Voici le quart. La pitance est distribuée. Visitez le pont, la batterie : moins il y a de viande sur la planche, plus il y a de quolibets à l’air ; plus il y a d’insectes au biscuit, moins il y a de répugnance à l’engloutir. Le premier service, le second, le troisième, c’est un morceau de lard salé découpé en tranches à peu près égales par le plus ancien de l’escouade… Puis vient une goutte de vin pour assaisonner ce large repas, puis plus tard un petit verre d’eau-de-vie qui chatouille à peine ces palais de bitume… Puis encore le matelot chante, va et vient, jure, grimpe au haut des mâts, se perche à l’extrémité des vergues, reçoit sur ses épaules les ondées salées de la mer, les grains rapides du ciel ; se couche dans ses vêtements trempés et se lève le lendemain pour recommencer cette heureuse existence jusqu’à une vieillesse de misère et d’abandon. Oh ! tendez la main au matelot que vous trouvez sur la route, car cet homme-là a bien souffert, et souffert courageusement.

En deçà du grand mât, sur le gaillard d’arrière, se promène l’état-major. Il est question ici de choses qui occupent l’esprit, qui exercent l’intelligence ; mais ne croyez pas qu’ils s’absorbent assez pour ne point laisser de place à de plus doux passe-temps. En mer, le travail de tête c’est presque le repos ; les observations nautiques ou astronomiques ont dans leur périodicité une sorte de monotonie telle qu’on les fait sans efforts, machinalement. On monte un cercle répétiteur, on tient en main, une montre marine, on prend hauteur.

— Commandant, voilà mon point ; la dérive est de tant. Le loch a donné cela ; nous sommes là ; il y a de l’eau devant nous ; dans quinze jours, avec la même brise, nous verrons la terre ; laissez courir…

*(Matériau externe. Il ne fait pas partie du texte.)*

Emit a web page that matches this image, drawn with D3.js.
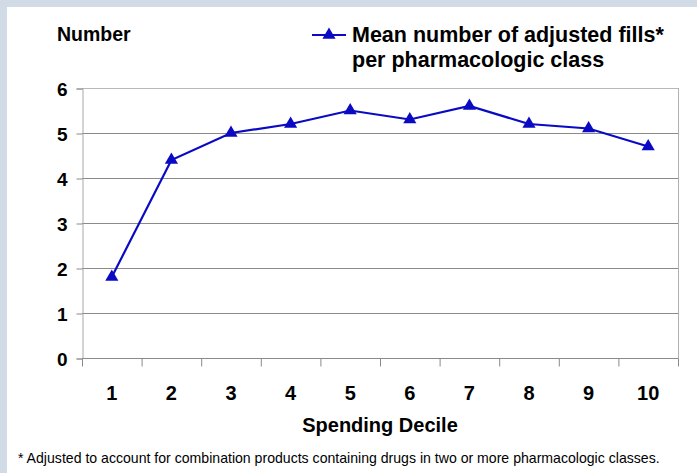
<!DOCTYPE html>
<html><head><meta charset="utf-8">
<script src="https://cdn.jsdelivr.net/npm/d3@7"></script>
<style>html,body{margin:0;padding:0;background:#fff;}svg{display:block;}</style>
</head><body>
<script>
const deciles = ["1","2","3","4","5","6","7","8","9","10"];
const meanFills = [1.8, 4.4, 5.0, 5.2, 5.5, 5.3, 5.6, 5.2, 5.1, 4.7];
const yTicks = [0,1,2,3,4,5,6];
const seriesName = ["Mean number of adjusted fills*", "per pharmacologic class"];
const yTitle = "Number";
const xTitle = "Spending Decile";
const footnote = "* Adjusted to account for combination products containing drugs in two or more pharmacologic classes.";

const W = 697, H = 473;
const font = "'Liberation Sans', Arial, Helvetica, sans-serif";
const svg = d3.select("body").append("svg").attr("width", W).attr("height", H);
svg.append("rect").attr("width", W).attr("height", H).attr("fill", "#d0dbe6");
svg.append("rect").attr("x", 7).attr("y", 7).attr("width", W-7).attr("height", H-7).attr("fill", "#fff");

const L = 82, R = 678, T = 88, B = 358;
const x = d3.scaleBand().domain(deciles).range([L, R]).padding(0);
const y = d3.scaleLinear().domain([0, 6]).range([B, T]);

// gridlines
svg.append("g").selectAll("line").data(yTicks).join("line")
  .attr("x1", L).attr("x2", R)
  .attr("y1", d => y(d)+0.5).attr("y2", d => y(d)+0.5)
  .attr("stroke", d => d === 6 ? "#b8b8b8" : "#8a8a8a").attr("stroke-width", 1);
// right border
svg.append("line").attr("x1", R+0.5).attr("x2", R+0.5).attr("y1", T).attr("y2", B)
  .attr("stroke", "#b0b0b0");

// y axis
const yAxis = svg.append("g").attr("transform", `translate(${L+0.5},0.5)`)
  .call(d3.axisLeft(y).tickValues(yTicks).tickSize(6).tickPadding(9).tickFormat(d3.format("d")));
yAxis.select(".domain").attr("stroke", "#a8a8a8");
yAxis.selectAll(".tick line").attr("stroke", "#8a8a8a");
yAxis.selectAll("text").attr("font-family", font).attr("font-weight", "bold").attr("font-size", 19).attr("fill", "#000").attr("dy", "0.36em");

// x axis: ticks at band boundaries
const xAxisG = svg.append("g").attr("transform", `translate(0.5,${B+0.5})`);
const bounds = deciles.map(d => x(d)).concat([R]);
xAxisG.selectAll("line").data(bounds).join("line")
  .attr("x1", d => d).attr("x2", d => d).attr("y1", 0).attr("y2", 8)
  .attr("stroke", "#8a8a8a");
xAxisG.append("line").attr("x1", L).attr("x2", R).attr("y1", 0).attr("y2", 0).attr("stroke", "#8a8a8a");
svg.append("g").selectAll("text").data(deciles).join("text")
  .attr("x", d => x(d) + x.bandwidth()/2).attr("y", 400)
  .attr("text-anchor", "middle")
  .attr("font-family", font).attr("font-weight", "bold").attr("font-size", 20).attr("fill", "#000")
  .text(d => d);

// line
const pts = deciles.map((d, i) => [x(d) + x.bandwidth()/2, y(meanFills[i])]);
const color = "#0a0ac4";
svg.append("path").datum(pts)
  .attr("d", d3.line())
  .attr("fill", "none").attr("stroke", color).attr("stroke-width", 2.2);
const tri = d3.symbol().type(d3.symbolTriangle).size(75);
svg.append("g").selectAll("path").data(pts).join("path")
  .attr("transform", d => `translate(${d[0]},${d[1]})`)
  .attr("d", tri).attr("fill", color);

// titles
svg.append("text").attr("x", 57).attr("y", 41)
  .attr("font-family", font).attr("font-weight", "bold").attr("font-size", 19.5).attr("fill", "#000")
  .text(yTitle);
svg.append("text").attr("x", 380).attr("y", 432).attr("text-anchor", "middle")
  .attr("font-family", font).attr("font-weight", "bold").attr("font-size", 20).attr("fill", "#000")
  .text(xTitle);
svg.append("text").attr("x", 18).attr("y", 463)
  .attr("font-family", font).attr("font-size", 14.1).attr("fill", "#000")
  .text(footnote);

// legend
svg.append("line").attr("x1", 312).attr("x2", 346).attr("y1", 35).attr("y2", 35)
  .attr("stroke", color).attr("stroke-width", 2.2);
svg.append("path").attr("transform", "translate(329,35)").attr("d", tri).attr("fill", color);
svg.append("text").attr("x", 352).attr("y", 42)
  .attr("font-family", font).attr("font-weight", "bold").attr("font-size", 21.5).attr("fill", "#000")
  .text(seriesName[0]);
svg.append("text").attr("x", 352).attr("y", 67)
  .attr("font-family", font).attr("font-weight", "bold").attr("font-size", 21.5).attr("fill", "#000")
  .text(seriesName[1]);
</script>
</body></html>
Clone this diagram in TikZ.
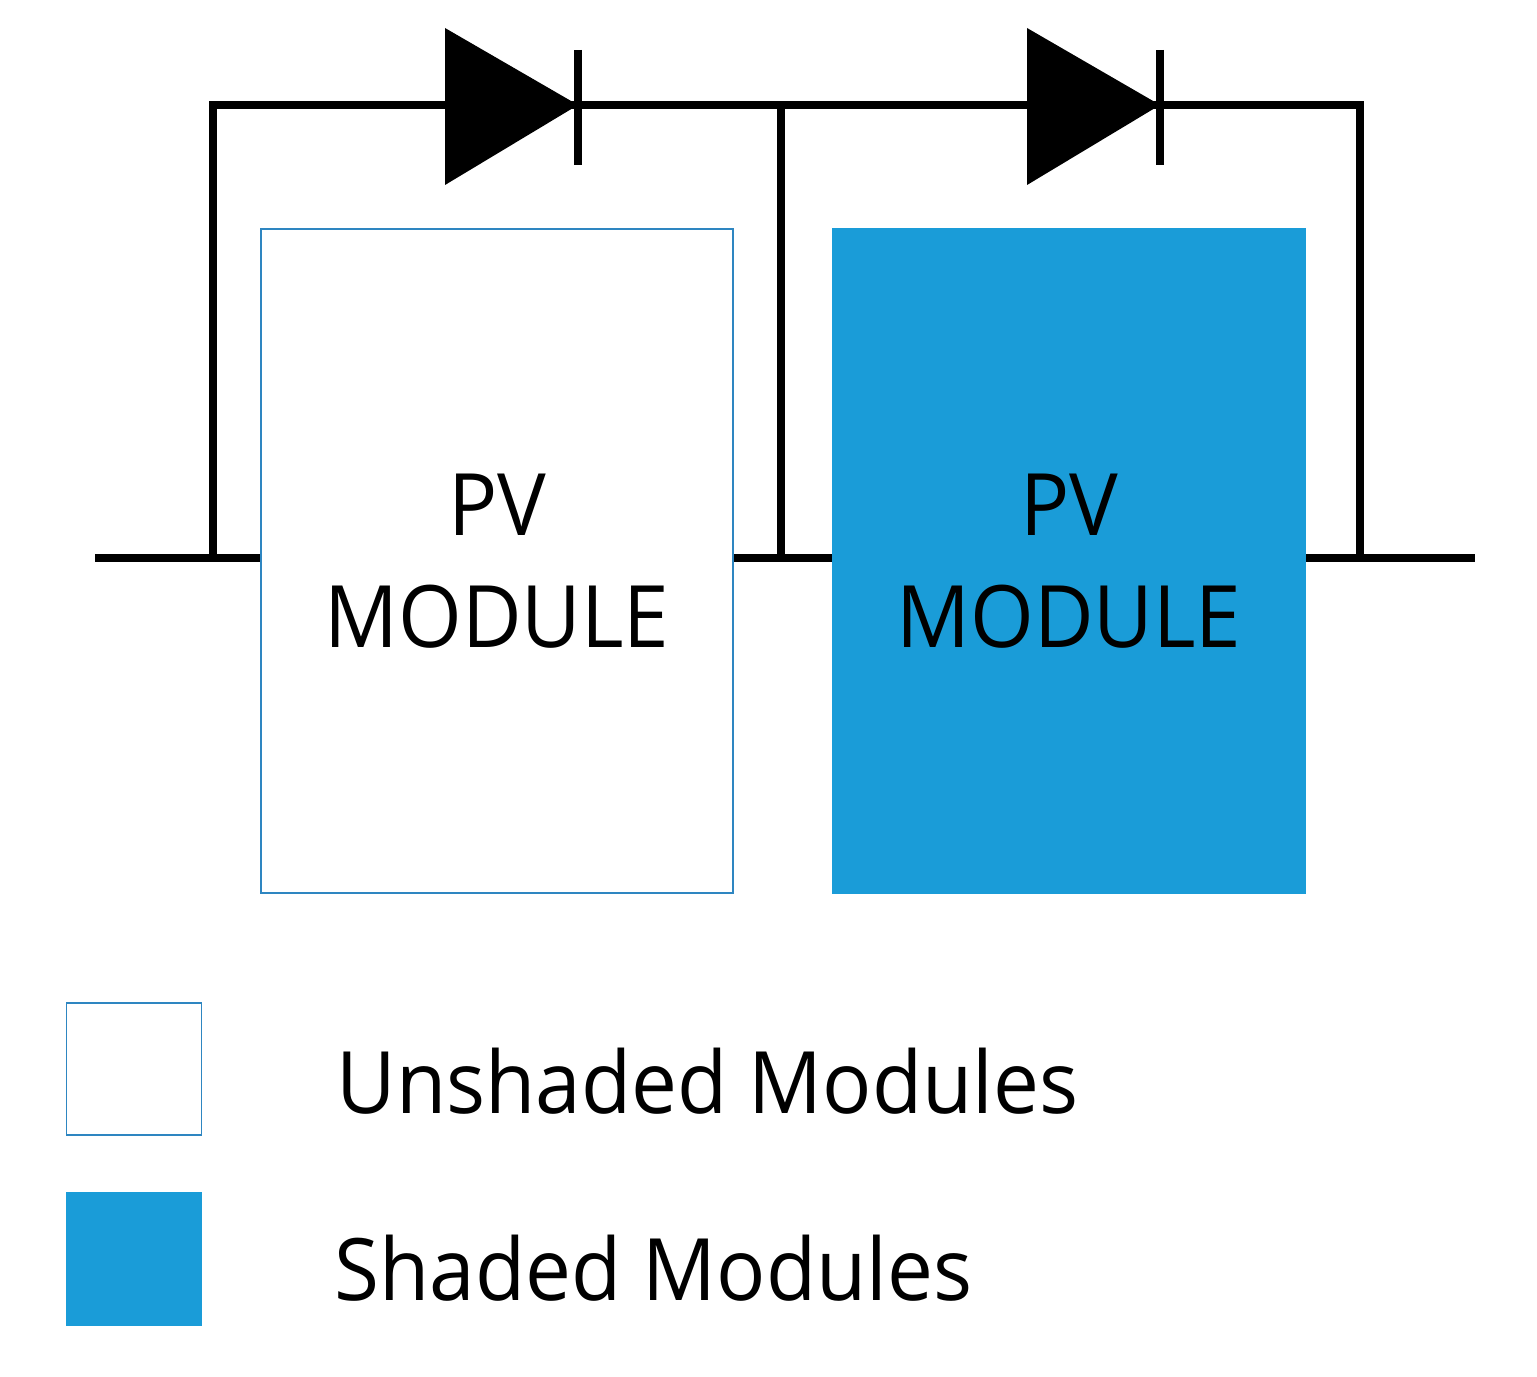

Mais le passé, il faut bien en parler aussi pendant qu’on cherche à régler l’avenir.

— Oh ! si j’étais maintenant en Europe ! sur mes belles montagnes des Pyrénées !

— Et moi, dans mes riches plaines de la Beauce !

— Et moi, à Paris, au centre des beaux-arts !

— Et moi, dans mon petit bourg, auprès de ma vieille mère ! Que fait-elle en ce moment ? Le diamètre de la terre m’en sépare. Et si le vent fait crier ses volets mal assujettis, elle se réveille et prie pour son fils que la tempête va engloutir. Toute tendresse est craintive ; jugez de la tendresse maternelle !

— As-tu vu Talma ?

— As-tu entendu mademoiselle Mars ?

— Avez-vous admiré la dernière statue colossale de David ?

— Et Gudin ! et Isabey ! oh ! s’ils étaient ici avec nous !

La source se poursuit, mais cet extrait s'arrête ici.